In Poland, Len discovers more. Josef was a member of a crack cavalry unit that fought in an uprising against Russia, which controlled much of modern Poland in the early 19th century. Honoured for his bravery on the battlefield during the November Uprising of 1830-31, Josef was eventually forced to flee his homeland for Prussia when the rebellion was crushed.

Expelled from Prussia after being “cruelly beaten up” and enduring more than a year of imprisonment in terrible conditions, Josef was on his way to North America when a storm forced the Marianne to take shelter on the south coast.
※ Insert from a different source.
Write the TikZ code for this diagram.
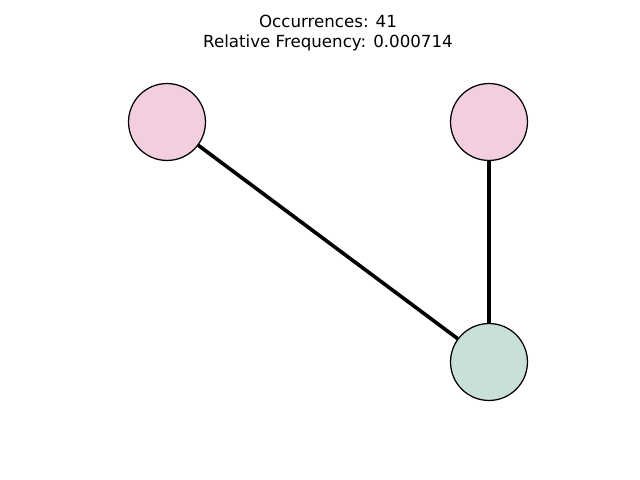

In Paris,where many records relating to Polish exiles from this era are kept, Len learns that Josef was active in politics in such organisations as the Polish Society, which campaigned for Polish independence. Later in life, Josef knew Karl Marx.

“I feel no different, I look no different, I am no different and yet I’m not what I thought I was,” says Len. “I thought that I was truly an Anglo-Saxon, English through and through.” Despite the struggles endured by his forebears, he’s delighted with what he’s learnt.